→ **Job**:
All of the lines below are to be transcribed faithfully, with pictures excluded from the copy.

Excerpt from a dataset

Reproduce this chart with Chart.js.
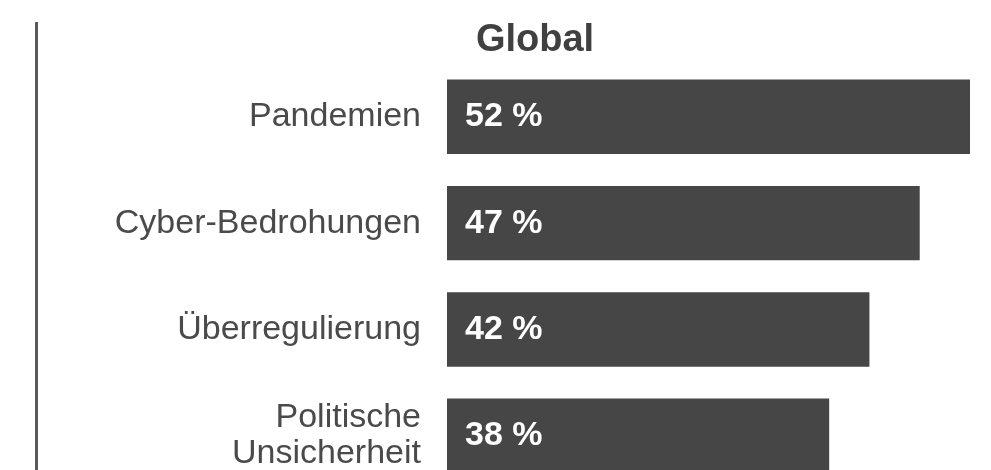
<!DOCTYPE html>
<html>
<head>
<meta charset="utf-8">
<script src="https://cdn.jsdelivr.net/npm/chart.js@4"></script>
<style>
	html, body { margin: 0; padding: 0; background: #fff; overflow: hidden; }
	#wrap { position: relative; width: 991px; height: 489px; }
	#rule { position: absolute; left: 35px; top: 22px; width: 3px; height: 470px; background: #5a5a5a; }
</style>
</head>
<body>
<div id="wrap">
	<div id="rule"></div>
	<canvas id="risks"></canvas>
</div>
<script>
const labels = ['Pandemien', 'Cyber-Bedrohungen', 'Überregulierung', ['Politische', 'Unsicherheit']];
const shares = [52, 47, 42, 38];
const valueLabels = ['52 %', '47 %', '42 %', '38 %'];

const FONT = "'Liberation Sans', Arial, Helvetica, sans-serif";

// white value text at the start of each bar
const barText = {
	id: 'barText',
	afterDatasetsDraw(chart) {
		const ctx = chart.ctx;
		const meta = chart.getDatasetMeta(0);
		ctx.save();
		ctx.fillStyle = '#ffffff';
		ctx.font = 'bold 34px ' + FONT;
		ctx.textAlign = 'left';
		ctx.textBaseline = 'middle';
		meta.data.forEach((bar, i) => {
			ctx.fillText(valueLabels[i], bar.base + 18, bar.y);
		});
		ctx.restore();
	}
};

const data_risks = {
	labels: labels,
	datasets: [
		{
			label: 'Global',
			data: shares,
			borderWidth: 0,
			backgroundColor: '#464646',
			barPercentage: 0.7,
			categoryPercentage: 1.0,
		},
	]
};

const config_risks = {
	type: 'bar',
	data: data_risks,
	plugins: [barText],
	options: {
		indexAxis: 'y',
		responsive: true,
		maintainAspectRatio: false,
		animation: false,
		layout: {
			padding: { left: 100, right: 21, top: 0, bottom: 0 }
		},
		plugins: {
			legend: { display: false },
			tooltip: { enabled: false },
			title: {
				display: true,
				text: 'Global',
				color: '#404040',
				font: { family: FONT, size: 38, weight: 'bold', lineHeight: 1.2 },
				padding: { top: 18, bottom: 0 }
			}
		},
		scales: {
			x: {
				display: false,
				min: 0,
				max: 52,
			},
			y: {
				grid: { display: false, drawTicks: false },
				border: { display: false },
				ticks: {
					color: '#4a4a4a',
					padding: 26,
					font: { family: FONT, size: 34, lineHeight: 1.05 }
				},
				afterFit(scale) {
					scale.width = 347;
					// labels sit inside their bands, no extra room needed
					scale.paddingTop = 0;
					scale.paddingBottom = 0;
				}
			}
		}
	},
};

const risks = new Chart(document.getElementById('risks'), config_risks);
</script>
</body>
</html>
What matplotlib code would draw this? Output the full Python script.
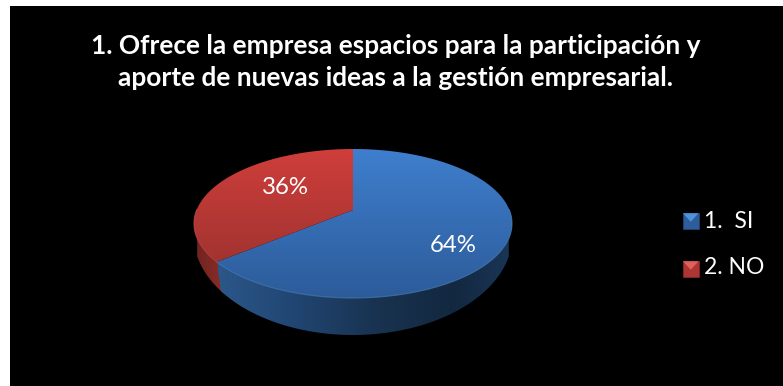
import numpy as np
import matplotlib
matplotlib.use('Agg')
import matplotlib.pyplot as plt
from matplotlib.colors import LinearSegmentedColormap
from matplotlib.patches import Polygon, Rectangle

titulo = '1. Ofrece la empresa espacios para la participación y\naporte de nuevas ideas a la gestión empresarial.'
categorias = ['1.  SI', '2. NO']
valores = [64, 36]

W, H = 783, 386
fig = plt.figure(figsize=(W / 100, H / 100), dpi=100, facecolor='white')
ax = fig.add_axes([0, 0, 1, 1])
ax.set_xlim(0, W)
ax.set_ylim(H, 0)
ax.axis('off')
ax.add_patch(Rectangle((10, 6), W - 10, H - 6, fc='black', ec='none'))

# geometria del pastel (circulo unitario -> elipse con perspectiva)
cx, cy = 353, 223.5
A, B, C, k = 156.4, 74.5, -13.5, 0.181


def proyecta(ang):
    # ang en radianes desde arriba, sentido horario
    u, v = np.sin(ang), -np.cos(ang)
    w = 1 - k * v
    return cx + A * u / w, cy + (B * v + C) / w


def base(x):
    # contorno inferior del cilindro
    d = np.clip((x - cx) / 159.5, -1, 1)
    return 235 + 100 * np.sqrt(1 - d ** 2)


def degradado(colores, extent, vertical=True, clip=None):
    cmap = LinearSegmentedColormap.from_list('g', colores)
    g = np.linspace(0, 1, 256)
    g = g[:, None] if vertical else g[None, :]
    im = ax.imshow(g, cmap=cmap, extent=extent, aspect='auto', zorder=2, interpolation='bilinear')
    if clip is not None:
        p = Polygon(clip, closed=True, transform=ax.transData, fc='none', ec='none')
        ax.add_patch(p)
        im.set_clip_path(p)


fraccion = valores[0] / sum(valores)
corte = 2 * np.pi * fraccion
t_azul = np.linspace(0, corte, 300)
t_rojo = np.linspace(corte, 2 * np.pi, 200)
xa, ya = proyecta(t_azul)
xr, yr = proyecta(t_rojo)
hub = (cx, cy + C)

# lados del cilindro: primero el rojo, el azul queda encima en la union
arco = np.linspace(corte - 0.03, 3 * np.pi / 2 + 0.02, 80)
xs, ys = proyecta(arco)
xi = np.linspace(224, xs[-1], 80)
lado_rojo = np.r_[np.c_[xs, ys], np.c_[xi, base(xi)][::-1]]
degradado(['#6e2320', '#8a2c28'], (193, 224, 340, 200), vertical=False, clip=lado_rojo)

arco = np.linspace(np.pi / 2 - 0.02, corte, 200)
xs, ys = proyecta(arco)
xi = np.linspace(xs[0], 221, 200)
lado_azul = np.r_[np.c_[xs, ys], np.c_[xi, base(xi)][::-1]]
cmap_lado = LinearSegmentedColormap.from_list('lado', [(0, '#2b5789'), (0.25, '#214673'), (0.55, '#18324f'),
                                                       (0.8, '#132840'), (1, '#1a3657')])
g = np.linspace(0, 1, 256)[None, :]
im = ax.imshow(g, cmap=cmap_lado, extent=(218, 513, 340, 200), aspect='auto', zorder=2)
p = Polygon(lado_azul, closed=True, fc='none', ec='none')
ax.add_patch(p)
im.set_clip_path(p)

# caras superiores
cara_azul = np.r_[[hub], np.c_[xa, ya]]
cara_rojo = np.r_[[hub], np.c_[xr, yr]]
degradado(['#3f7fce', '#2c5b99'], (190, 515, 300, 148), clip=cara_azul)
degradado(['#cf3e3b', '#93302d'], (190, 515, 300, 148), clip=cara_rojo)

# brillo del borde frontal
frente = np.linspace(np.pi / 2, corte, 200)
xb, yb = proyecta(frente)
ax.plot(xb, yb, color='#4a7fb8', lw=0.8, alpha=0.7, zorder=3)
frente = np.linspace(corte, 3 * np.pi / 2, 60)
xb, yb = proyecta(frente)
ax.plot(xb, yb, color='#c04a46', lw=0.8, alpha=0.7, zorder=3)

ax.text(395.5, 62, titulo, color='white', fontsize=18.9, fontweight='bold', family='Lato',
        ha='center', va='center', linespacing=1.45, zorder=5)

# etiquetas de porcentaje
ax.text(453, 245, f'{valores[0]}%', color='white', fontsize=17.3, family='Lato', ha='center', va='center', zorder=5)
ax.text(285, 187, f'{valores[1]}%', color='white', fontsize=17.3, family='Lato', ha='center', va='center', zorder=5)

# leyenda
filas = [221, 269]
filas_txt = [221, 267]
tonos = [('#4f93dc', '#2d5d9b', '#234a7c'), ('#e0605c', '#ab3633', '#8a2a28')]
for cat, yf, yt, (claro, medio, oscuro) in zip(categorias, filas, filas_txt, tonos):
    x0, s = 683, 15.5
    y0 = yf - s / 2
    ax.add_patch(Rectangle((x0, y0), s, s, fc=medio, ec=oscuro, lw=0.5, zorder=4))
    ax.add_patch(Polygon([(x0, y0), (x0 + s, y0), (x0 + s / 2, y0 + s * 0.55)], fc=claro, ec='none', zorder=5))
    ax.text(704, yt, cat, color='white', fontsize=16.5, family='Lato', ha='left', va='center', zorder=5)

fig.savefig('out.png', dpi=100, facecolor='white')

→ **Problem solution**:
Reproduce this chart with Chart.js.
<!DOCTYPE html>
<html>
<head>
<meta charset="utf-8">
<script src="https://cdn.jsdelivr.net/npm/chart.js@4"></script>
<style>
	html, body { margin: 0; padding: 0; background: #fff; overflow: hidden; }
	#wrap { position: relative; width: 991px; height: 489px; }
	#rule { position: absolute; left: 35px; top: 22px; width: 3px; height: 470px; background: #5a5a5a; }
</style>
</head>
<body>
<div id="wrap">
	<div id="rule"></div>
	<canvas id="risks"></canvas>
</div>
<script>
const labels = ['Pandemien', 'Cyber-Bedrohungen', 'Überregulierung', ['Politische', 'Unsicherheit']];
const shares = [52, 47, 42, 38];
const valueLabels = ['52 %', '47 %', '42 %', '38 %'];

const FONT = "'Liberation Sans', Arial, Helvetica, sans-serif";

// white value text at the start of each bar
const barText = {
	id: 'barText',
	afterDatasetsDraw(chart) {
		const ctx = chart.ctx;
		const meta = chart.getDatasetMeta(0);
		ctx.save();
		ctx.fillStyle = '#ffffff';
		ctx.font = 'bold 34px ' + FONT;
		ctx.textAlign = 'left';
		ctx.textBaseline = 'middle';
		meta.data.forEach((bar, i) => {
			ctx.fillText(valueLabels[i], bar.base + 18, bar.y);
		});
		ctx.restore();
	}
};

const data_risks = {
	labels: labels,
	datasets: [
		{
			label: 'Global',
			data: shares,
			borderWidth: 0,
			backgroundColor: '#464646',
			barPercentage: 0.7,
			categoryPercentage: 1.0,
		},
	]
};

const config_risks = {
	type: 'bar',
	data: data_risks,
	plugins: [barText],
	options: {
		indexAxis: 'y',
		responsive: true,
		maintainAspectRatio: false,
		animation: false,
		layout: {
			padding: { left: 100, right: 21, top: 0, bottom: 0 }
		},
		plugins: {
			legend: { display: false },
			tooltip: { enabled: false },
			title: {
				display: true,
				text: 'Global',
				color: '#404040',
				font: { family: FONT, size: 38, weight: 'bold', lineHeight: 1.2 },
				padding: { top: 18, bottom: 0 }
			}
		},
		scales: {
			x: {
				display: false,
				min: 0,
				max: 52,
			},
			y: {
				grid: { display: false, drawTicks: false },
				border: { display: false },
				ticks: {
					color: '#4a4a4a',
					padding: 26,
					font: { family: FONT, size: 34, lineHeight: 1.05 }
				},
				afterFit(scale) {
					scale.width = 347;
					// labels sit inside their bands, no extra room needed
					scale.paddingTop = 0;
					scale.paddingBottom = 0;
				}
			}
		}
	},
};

const risks = new Chart(document.getElementById('risks'), config_risks);
</script>
</body>
</html>
What matplotlib code would draw this? Output the full Python script.
import numpy as np
import matplotlib
matplotlib.use('Agg')
import matplotlib.pyplot as plt
from matplotlib.colors import LinearSegmentedColormap
from matplotlib.patches import Polygon, Rectangle

titulo = '1. Ofrece la empresa espacios para la participación y\naporte de nuevas ideas a la gestión empresarial.'
categorias = ['1.  SI', '2. NO']
valores = [64, 36]

W, H = 783, 386
fig = plt.figure(figsize=(W / 100, H / 100), dpi=100, facecolor='white')
ax = fig.add_axes([0, 0, 1, 1])
ax.set_xlim(0, W)
ax.set_ylim(H, 0)
ax.axis('off')
ax.add_patch(Rectangle((10, 6), W - 10, H - 6, fc='black', ec='none'))

# geometria del pastel (circulo unitario -> elipse con perspectiva)
cx, cy = 353, 223.5
A, B, C, k = 156.4, 74.5, -13.5, 0.181


def proyecta(ang):
    # ang en radianes desde arriba, sentido horario
    u, v = np.sin(ang), -np.cos(ang)
    w = 1 - k * v
    return cx + A * u / w, cy + (B * v + C) / w


def base(x):
    # contorno inferior del cilindro
    d = np.clip((x - cx) / 159.5, -1, 1)
    return 235 + 100 * np.sqrt(1 - d ** 2)


def degradado(colores, extent, vertical=True, clip=None):
    cmap = LinearSegmentedColormap.from_list('g', colores)
    g = np.linspace(0, 1, 256)
    g = g[:, None] if vertical else g[None, :]
    im = ax.imshow(g, cmap=cmap, extent=extent, aspect='auto', zorder=2, interpolation='bilinear')
    if clip is not None:
        p = Polygon(clip, closed=True, transform=ax.transData, fc='none', ec='none')
        ax.add_patch(p)
        im.set_clip_path(p)


fraccion = valores[0] / sum(valores)
corte = 2 * np.pi * fraccion
t_azul = np.linspace(0, corte, 300)
t_rojo = np.linspace(corte, 2 * np.pi, 200)
xa, ya = proyecta(t_azul)
xr, yr = proyecta(t_rojo)
hub = (cx, cy + C)

# lados del cilindro: primero el rojo, el azul queda encima en la union
arco = np.linspace(corte - 0.03, 3 * np.pi / 2 + 0.02, 80)
xs, ys = proyecta(arco)
xi = np.linspace(224, xs[-1], 80)
lado_rojo = np.r_[np.c_[xs, ys], np.c_[xi, base(xi)][::-1]]
degradado(['#6e2320', '#8a2c28'], (193, 224, 340, 200), vertical=False, clip=lado_rojo)

arco = np.linspace(np.pi / 2 - 0.02, corte, 200)
xs, ys = proyecta(arco)
xi = np.linspace(xs[0], 221, 200)
lado_azul = np.r_[np.c_[xs, ys], np.c_[xi, base(xi)][::-1]]
cmap_lado = LinearSegmentedColormap.from_list('lado', [(0, '#2b5789'), (0.25, '#214673'), (0.55, '#18324f'),
                                                       (0.8, '#132840'), (1, '#1a3657')])
g = np.linspace(0, 1, 256)[None, :]
im = ax.imshow(g, cmap=cmap_lado, extent=(218, 513, 340, 200), aspect='auto', zorder=2)
p = Polygon(lado_azul, closed=True, fc='none', ec='none')
ax.add_patch(p)
im.set_clip_path(p)

# caras superiores
cara_azul = np.r_[[hub], np.c_[xa, ya]]
cara_rojo = np.r_[[hub], np.c_[xr, yr]]
degradado(['#3f7fce', '#2c5b99'], (190, 515, 300, 148), clip=cara_azul)
degradado(['#cf3e3b', '#93302d'], (190, 515, 300, 148), clip=cara_rojo)

# brillo del borde frontal
frente = np.linspace(np.pi / 2, corte, 200)
xb, yb = proyecta(frente)
ax.plot(xb, yb, color='#4a7fb8', lw=0.8, alpha=0.7, zorder=3)
frente = np.linspace(corte, 3 * np.pi / 2, 60)
xb, yb = proyecta(frente)
ax.plot(xb, yb, color='#c04a46', lw=0.8, alpha=0.7, zorder=3)

ax.text(395.5, 62, titulo, color='white', fontsize=18.9, fontweight='bold', family='Lato',
        ha='center', va='center', linespacing=1.45, zorder=5)

# etiquetas de porcentaje
ax.text(453, 245, f'{valores[0]}%', color='white', fontsize=17.3, family='Lato', ha='center', va='center', zorder=5)
ax.text(285, 187, f'{valores[1]}%', color='white', fontsize=17.3, family='Lato', ha='center', va='center', zorder=5)

# leyenda
filas = [221, 269]
filas_txt = [221, 267]
tonos = [('#4f93dc', '#2d5d9b', '#234a7c'), ('#e0605c', '#ab3633', '#8a2a28')]
for cat, yf, yt, (claro, medio, oscuro) in zip(categorias, filas, filas_txt, tonos):
    x0, s = 683, 15.5
    y0 = yf - s / 2
    ax.add_patch(Rectangle((x0, y0), s, s, fc=medio, ec=oscuro, lw=0.5, zorder=4))
    ax.add_patch(Polygon([(x0, y0), (x0 + s, y0), (x0 + s / 2, y0 + s * 0.55)], fc=claro, ec='none', zorder=5))
    ax.text(704, yt, cat, color='white', fontsize=16.5, family='Lato', ha='left', va='center', zorder=5)

fig.savefig('out.png', dpi=100, facecolor='white')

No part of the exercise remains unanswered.